AS 20 – Earnings Per Share tells you how much profit a company earns per equity share. Why does it matter? Because investors use EPS to compare companies — a company earning ₹10 per share looks very different from one earning ₹1. As a CA, you'll compute it, audit it, and disclose it. For the exam, expect a 5–8 mark problem almost every attempt.
Basic EPS is the simpler of the two types. The formula is: Basic EPS = (Net Profit after Tax – Preference Dividend) / Weighted Average Number of Equity Shares. The numerator is profit available to equity holders — so preference dividend (whether declared or not, if cumulative) is always deducted. The denominator is not simply the shares outstanding at year-end. You weight each lot of shares by the fraction of the year they were outstanding. Shares issued on 1 July in a March year-end company are weighted at 9/12. Bonus shares are the big exception — they are treated as if they always existed (retrospective effect), so no time-weighting needed; also restate prior-year EPS.

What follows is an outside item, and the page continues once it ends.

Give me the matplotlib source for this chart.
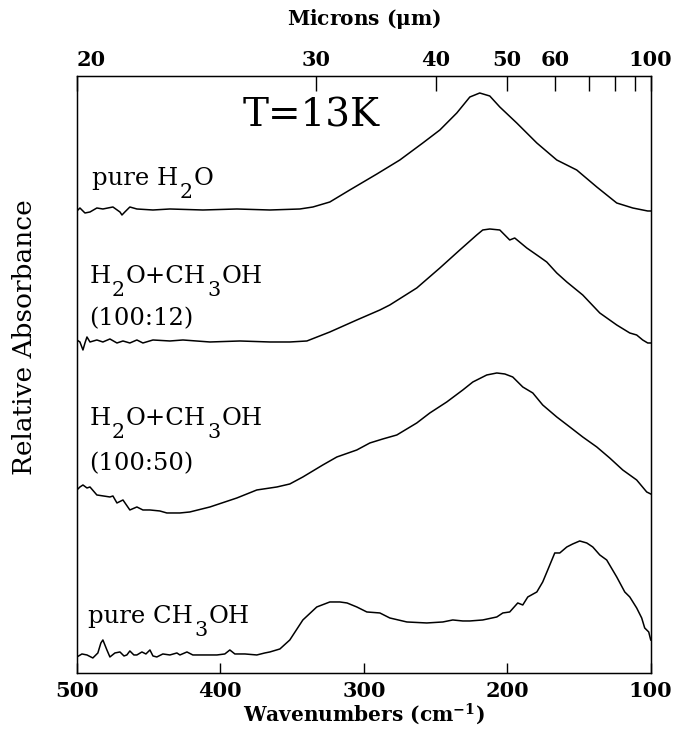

Diluted EPS goes a step further — it shows what EPS would be if all potential equity shares (convertible debentures, ESOPs, warrants) were converted today. The trick: add back the after-tax interest saved on convertible debentures to the numerator, and add the potential shares to the denominator. Only include a potential share if it is dilutive (i.e., it reduces EPS). Anti-dilutive instruments — those that would increase EPS — are ignored. Both Basic and Diluted EPS must be presented on the face of the Statement of Profit & Loss, even if they are equal. This is a common disclosure point examiners test.
One more rule: if the company reports a loss, diluted EPS = basic EPS (you cannot dilute a loss further for the denominator — that would make the loss look smaller, which is anti-dilutive logic).